Using AI and Machine Learning to Power Data Fingerprinting
In the era of Big Data, a data catalog is essential for organizations to give users access to the data they need. But it can be difficult to deploy this important tool if populating the catalog entails a significant amount of manual work. The key to a successful data catalog implementation is the rapid population of the data catalog so it can be quickly put into use.
This can be achieved with an automated data fingerprinting process that uses a combination of machine learning augmented with human generated curation plus ratings and reviews.
The #1 Challenge in Successfully Deploying a Data Catalog
One of the biggest challenges in deploying a data catalog is getting it populated with useful information. While many organizations have a business glossary with defined terms and definitions, connecting this kind of business metadata down to the technical metadata, which contains statistical demographics and the actual location where that data lives, is a challenge.
In the data cataloging space, people will refer to the ability to “tag” data. This is the act of connecting a physical instance of a column of data with the associated business glossary term. In most organizations, one business term will have tens if not hundreds of physical instances of that term deployed across an organization.
For example, “First Name” is a business term that is located in all kinds of systems. The problem is that locating all instances of “first name” is a very tedious task. This is made more difficult because very often data is not always nicely labeled. So a column could have a name of “First Name”, “fname”, “fn”, “given name” or even “C01”, and all of those columns could contain first names.

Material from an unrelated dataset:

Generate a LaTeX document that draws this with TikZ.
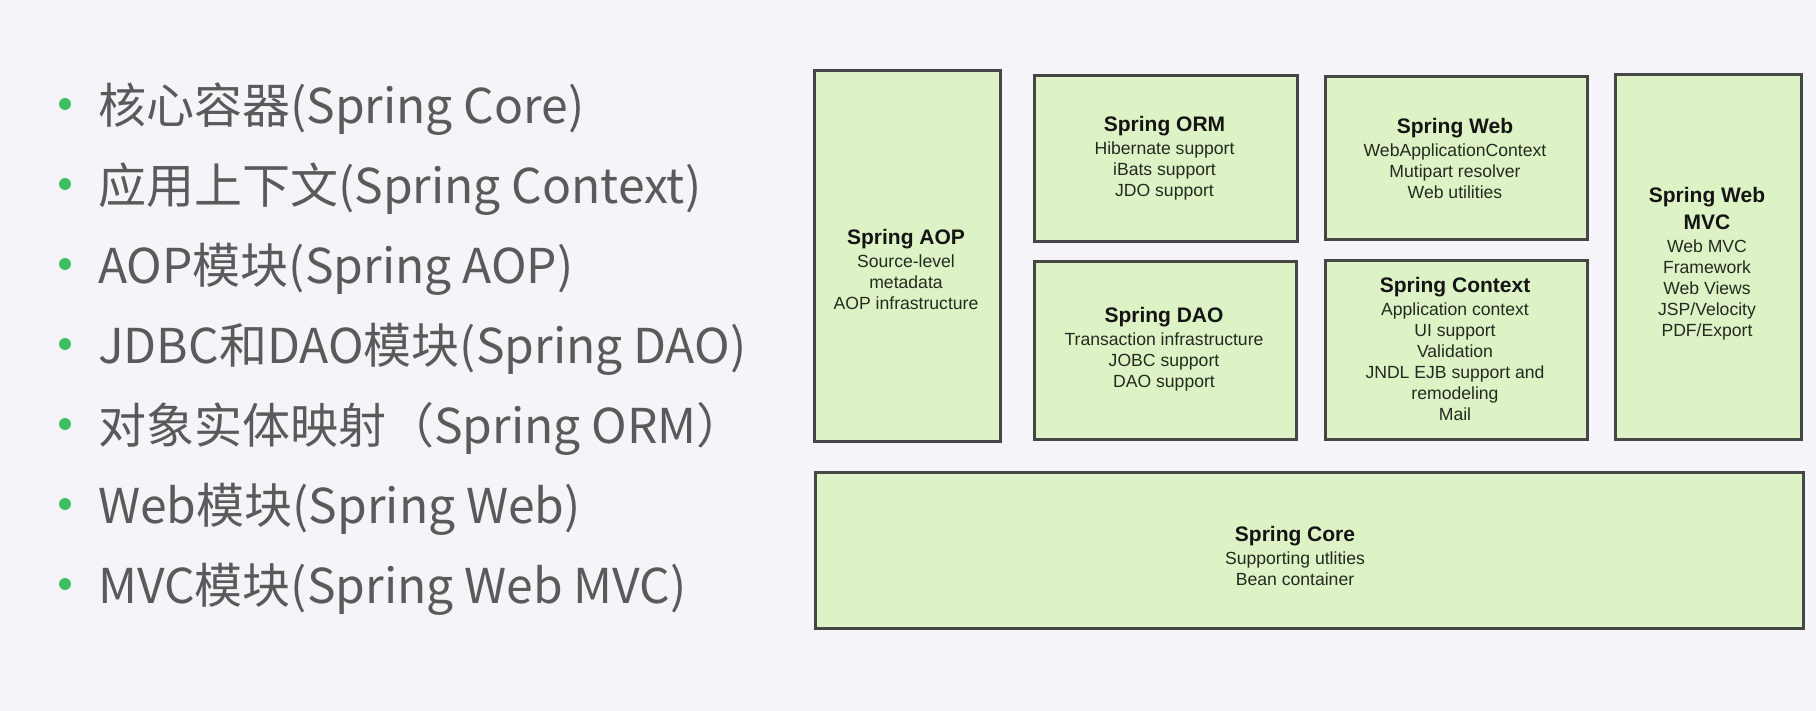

This translates into a big problem for implementing a data catalog. How do you connect all of the business terms to the actual implementation of data associated with that term? While some catalogs try to do this by crowd sourcing, practical experience shows that this doesn’t work because this approach doesn’t scale to deal with the growing amount of data that is coming into organizations.
Critically, crowd sourcing doesn’t deal with so-called “dark data” or data with which no one is familiar. With the incredible velocity with which new datasets are being created, it’s not possible to track all the instances in an organization. This can also occur because either the data is new to an organization—for instance if you purchase data from an outside supplier—or because no one has touched it in a long time.
This is the reason why automation is vital to deal with the problem of data tagging.
Data Tagging & Fingerprinting Using AI and Machine Learning
Waterline Data addresses the challenge above by using artificial intelligence and machine learning to analyze data and do what we call “data fingerprinting.”
Fingerprinting works on the concept that a column of data has a signature, or a fingerprint, and that by examining the data values in a column of data, we can identify what that data is and determine two things: which other columns share this same fingerprint, and what is the business term or label that can be connected to this data.
On this second point—connecting a business term to an unlabeled or mislabeled column of data—Waterline Data fingerprinting can do this for lots of business terms, but not for everything out of the box. For some terms, it has to be trained. For example, it knows what a first name or last name is, or what a credit card number is.
But it doesn’t know what “Claim Number” is for ACME Insurance because the format of a claim number would be unique to ACME. However, once a knowledgeable business user or data steward tags just one column as “Claim Number,” the system now knows what a claim number is. The tag for this business term gets propagated automatically to all of the other unlabeled columns of data that have the same fingerprint.
The reason it is powerful is because you only have to tag a unique attribute once, and the computer learns and propagates the tags automatically. Curation can even be carried over to a brand new data source. Suppose a new s3 bucket with terabytes of new data was just brought online. How you manually sift through it? With Waterline Data, existing fingerprints can be used to automatically match against the new body of data.